--- START ---

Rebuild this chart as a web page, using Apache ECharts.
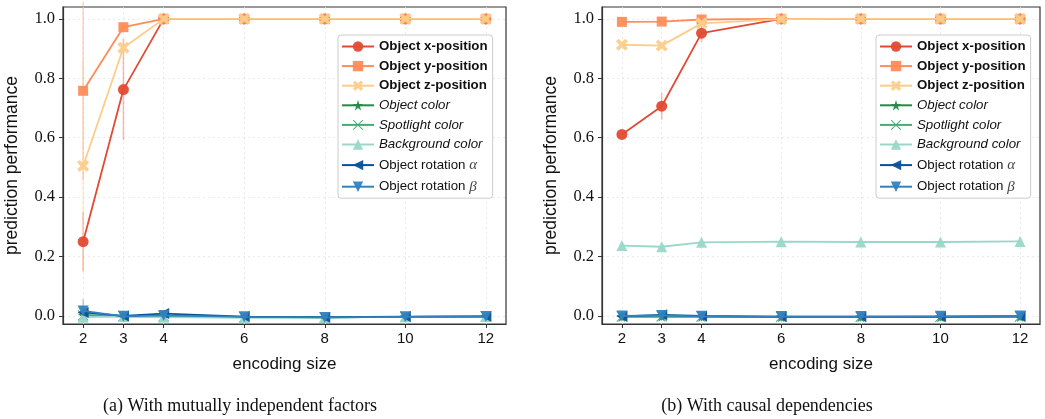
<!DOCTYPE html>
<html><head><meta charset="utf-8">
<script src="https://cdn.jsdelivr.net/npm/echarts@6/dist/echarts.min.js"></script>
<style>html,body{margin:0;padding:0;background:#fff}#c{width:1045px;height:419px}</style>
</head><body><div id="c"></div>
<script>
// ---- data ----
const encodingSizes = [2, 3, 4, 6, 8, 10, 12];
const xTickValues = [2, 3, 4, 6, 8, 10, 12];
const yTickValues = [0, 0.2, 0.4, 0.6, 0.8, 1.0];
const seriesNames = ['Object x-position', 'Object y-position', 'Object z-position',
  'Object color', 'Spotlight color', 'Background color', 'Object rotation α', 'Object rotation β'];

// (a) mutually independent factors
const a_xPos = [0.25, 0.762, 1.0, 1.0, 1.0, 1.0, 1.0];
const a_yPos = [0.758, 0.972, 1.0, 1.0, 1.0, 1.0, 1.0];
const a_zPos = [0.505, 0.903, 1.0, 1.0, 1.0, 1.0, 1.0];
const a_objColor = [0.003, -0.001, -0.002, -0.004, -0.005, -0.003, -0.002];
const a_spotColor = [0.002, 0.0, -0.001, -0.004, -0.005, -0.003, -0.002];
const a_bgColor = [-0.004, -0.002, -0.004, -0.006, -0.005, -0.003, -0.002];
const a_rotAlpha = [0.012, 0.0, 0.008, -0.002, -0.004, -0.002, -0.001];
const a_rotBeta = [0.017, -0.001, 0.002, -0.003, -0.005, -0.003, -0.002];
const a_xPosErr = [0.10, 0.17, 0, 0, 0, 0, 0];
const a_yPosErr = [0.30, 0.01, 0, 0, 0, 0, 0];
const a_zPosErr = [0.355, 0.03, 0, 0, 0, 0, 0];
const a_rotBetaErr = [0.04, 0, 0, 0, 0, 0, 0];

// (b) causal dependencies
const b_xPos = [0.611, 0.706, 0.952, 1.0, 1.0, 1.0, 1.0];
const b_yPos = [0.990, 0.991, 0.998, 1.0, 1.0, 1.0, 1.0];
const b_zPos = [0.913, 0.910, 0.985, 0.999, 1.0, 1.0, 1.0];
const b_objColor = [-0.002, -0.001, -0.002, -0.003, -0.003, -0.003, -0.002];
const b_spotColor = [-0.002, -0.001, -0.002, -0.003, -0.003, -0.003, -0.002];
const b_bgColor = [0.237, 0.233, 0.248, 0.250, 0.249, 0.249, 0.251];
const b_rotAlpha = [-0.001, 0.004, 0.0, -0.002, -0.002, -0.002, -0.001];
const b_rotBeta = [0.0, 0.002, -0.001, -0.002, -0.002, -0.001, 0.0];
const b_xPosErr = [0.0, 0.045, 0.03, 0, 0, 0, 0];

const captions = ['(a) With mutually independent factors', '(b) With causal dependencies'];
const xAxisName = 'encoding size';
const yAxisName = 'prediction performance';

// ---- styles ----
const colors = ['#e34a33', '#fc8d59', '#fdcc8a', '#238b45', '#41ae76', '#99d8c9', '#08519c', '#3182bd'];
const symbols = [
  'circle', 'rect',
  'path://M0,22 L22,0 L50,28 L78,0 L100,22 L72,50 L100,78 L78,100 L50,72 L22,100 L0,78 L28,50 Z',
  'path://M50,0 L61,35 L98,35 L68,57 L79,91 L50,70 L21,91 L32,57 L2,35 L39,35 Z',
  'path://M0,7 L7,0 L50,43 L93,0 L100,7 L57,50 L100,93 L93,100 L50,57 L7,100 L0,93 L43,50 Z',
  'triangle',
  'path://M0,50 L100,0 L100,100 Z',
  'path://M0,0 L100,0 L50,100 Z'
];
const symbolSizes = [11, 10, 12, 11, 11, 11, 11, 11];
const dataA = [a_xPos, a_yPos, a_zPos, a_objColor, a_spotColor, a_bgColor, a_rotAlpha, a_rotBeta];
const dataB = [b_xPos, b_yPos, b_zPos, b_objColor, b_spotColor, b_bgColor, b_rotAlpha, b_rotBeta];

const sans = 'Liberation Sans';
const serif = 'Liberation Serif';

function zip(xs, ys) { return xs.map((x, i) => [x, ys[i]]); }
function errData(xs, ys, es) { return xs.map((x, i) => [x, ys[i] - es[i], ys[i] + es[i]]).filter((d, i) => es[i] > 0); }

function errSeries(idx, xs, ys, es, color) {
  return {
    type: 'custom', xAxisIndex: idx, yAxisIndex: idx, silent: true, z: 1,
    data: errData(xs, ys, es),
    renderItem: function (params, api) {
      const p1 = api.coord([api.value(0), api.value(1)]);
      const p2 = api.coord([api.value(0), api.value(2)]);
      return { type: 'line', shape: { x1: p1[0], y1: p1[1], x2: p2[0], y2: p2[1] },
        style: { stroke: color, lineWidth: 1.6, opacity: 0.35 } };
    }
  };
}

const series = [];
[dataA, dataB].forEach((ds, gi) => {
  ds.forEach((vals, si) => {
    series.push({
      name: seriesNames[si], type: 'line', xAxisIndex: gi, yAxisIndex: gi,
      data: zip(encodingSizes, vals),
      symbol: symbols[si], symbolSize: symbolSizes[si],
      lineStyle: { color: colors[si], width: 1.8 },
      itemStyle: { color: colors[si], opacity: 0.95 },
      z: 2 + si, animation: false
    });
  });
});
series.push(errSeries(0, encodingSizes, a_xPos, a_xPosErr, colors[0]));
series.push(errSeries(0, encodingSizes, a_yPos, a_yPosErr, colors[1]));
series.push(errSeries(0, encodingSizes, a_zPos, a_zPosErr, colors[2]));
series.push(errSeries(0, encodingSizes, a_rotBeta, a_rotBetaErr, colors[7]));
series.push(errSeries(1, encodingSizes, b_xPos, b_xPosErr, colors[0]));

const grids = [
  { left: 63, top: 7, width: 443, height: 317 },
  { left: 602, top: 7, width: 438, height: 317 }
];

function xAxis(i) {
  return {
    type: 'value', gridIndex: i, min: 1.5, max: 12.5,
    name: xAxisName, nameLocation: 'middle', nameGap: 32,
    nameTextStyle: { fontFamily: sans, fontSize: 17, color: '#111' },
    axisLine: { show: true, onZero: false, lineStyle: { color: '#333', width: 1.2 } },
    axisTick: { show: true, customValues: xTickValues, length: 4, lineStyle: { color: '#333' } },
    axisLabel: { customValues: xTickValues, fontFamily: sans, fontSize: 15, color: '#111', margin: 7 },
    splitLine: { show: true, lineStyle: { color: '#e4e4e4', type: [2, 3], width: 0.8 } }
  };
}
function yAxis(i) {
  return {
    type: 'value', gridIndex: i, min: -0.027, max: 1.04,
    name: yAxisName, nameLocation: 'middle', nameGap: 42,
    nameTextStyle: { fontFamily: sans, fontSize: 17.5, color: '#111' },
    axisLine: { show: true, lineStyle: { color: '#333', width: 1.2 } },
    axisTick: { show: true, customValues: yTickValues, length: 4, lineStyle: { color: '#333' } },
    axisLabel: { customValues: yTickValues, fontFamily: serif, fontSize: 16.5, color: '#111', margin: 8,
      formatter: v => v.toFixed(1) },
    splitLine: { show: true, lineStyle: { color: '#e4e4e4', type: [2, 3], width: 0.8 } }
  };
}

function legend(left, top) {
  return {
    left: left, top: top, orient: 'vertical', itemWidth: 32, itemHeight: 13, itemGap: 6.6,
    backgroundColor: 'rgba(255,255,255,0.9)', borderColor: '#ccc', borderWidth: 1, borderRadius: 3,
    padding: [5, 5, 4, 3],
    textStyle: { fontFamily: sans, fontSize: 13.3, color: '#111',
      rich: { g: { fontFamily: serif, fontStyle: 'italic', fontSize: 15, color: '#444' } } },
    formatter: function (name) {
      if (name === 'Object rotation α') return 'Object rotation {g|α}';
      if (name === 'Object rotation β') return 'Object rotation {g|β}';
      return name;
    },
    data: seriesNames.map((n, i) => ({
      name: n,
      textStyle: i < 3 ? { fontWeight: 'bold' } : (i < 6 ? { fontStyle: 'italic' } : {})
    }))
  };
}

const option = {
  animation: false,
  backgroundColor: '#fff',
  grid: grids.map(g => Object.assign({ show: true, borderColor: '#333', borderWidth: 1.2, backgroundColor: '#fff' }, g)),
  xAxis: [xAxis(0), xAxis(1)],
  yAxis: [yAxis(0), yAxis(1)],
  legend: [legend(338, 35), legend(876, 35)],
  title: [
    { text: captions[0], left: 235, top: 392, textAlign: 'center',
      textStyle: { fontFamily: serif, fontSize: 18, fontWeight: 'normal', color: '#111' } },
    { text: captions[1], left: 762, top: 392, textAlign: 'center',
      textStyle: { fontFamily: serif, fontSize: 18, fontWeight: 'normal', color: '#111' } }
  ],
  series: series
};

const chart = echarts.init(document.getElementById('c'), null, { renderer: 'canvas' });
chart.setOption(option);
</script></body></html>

--- END ---

### WRITTEN TASK
Copy nothing but the lines from the first one in the listing through the line with "const a_rotBetaErr = [0.04, 0, 0, 0, 0, 0, 0];", and omit the pictures.

### FINAL RESULT
Rebuild this chart as a web page, using Apache ECharts.
<!DOCTYPE html>
<html><head><meta charset="utf-8">
<script src="https://cdn.jsdelivr.net/npm/echarts@6/dist/echarts.min.js"></script>
<style>html,body{margin:0;padding:0;background:#fff}#c{width:1045px;height:419px}</style>
</head><body><div id="c"></div>
<script>
// ---- data ----
const encodingSizes = [2, 3, 4, 6, 8, 10, 12];
const xTickValues = [2, 3, 4, 6, 8, 10, 12];
const yTickValues = [0, 0.2, 0.4, 0.6, 0.8, 1.0];
const seriesNames = ['Object x-position', 'Object y-position', 'Object z-position',
  'Object color', 'Spotlight color', 'Background color', 'Object rotation α', 'Object rotation β'];

// (a) mutually independent factors
const a_xPos = [0.25, 0.762, 1.0, 1.0, 1.0, 1.0, 1.0];
const a_yPos = [0.758, 0.972, 1.0, 1.0, 1.0, 1.0, 1.0];
const a_zPos = [0.505, 0.903, 1.0, 1.0, 1.0, 1.0, 1.0];
const a_objColor = [0.003, -0.001, -0.002, -0.004, -0.005, -0.003, -0.002];
const a_spotColor = [0.002, 0.0, -0.001, -0.004, -0.005, -0.003, -0.002];
const a_bgColor = [-0.004, -0.002, -0.004, -0.006, -0.005, -0.003, -0.002];
const a_rotAlpha = [0.012, 0.0, 0.008, -0.002, -0.004, -0.002, -0.001];
const a_rotBeta = [0.017, -0.001, 0.002, -0.003, -0.005, -0.003, -0.002];
const a_xPosErr = [0.10, 0.17, 0, 0, 0, 0, 0];
const a_yPosErr = [0.30, 0.01, 0, 0, 0, 0, 0];
const a_zPosErr = [0.355, 0.03, 0, 0, 0, 0, 0];
const a_rotBetaErr = [0.04, 0, 0, 0, 0, 0, 0];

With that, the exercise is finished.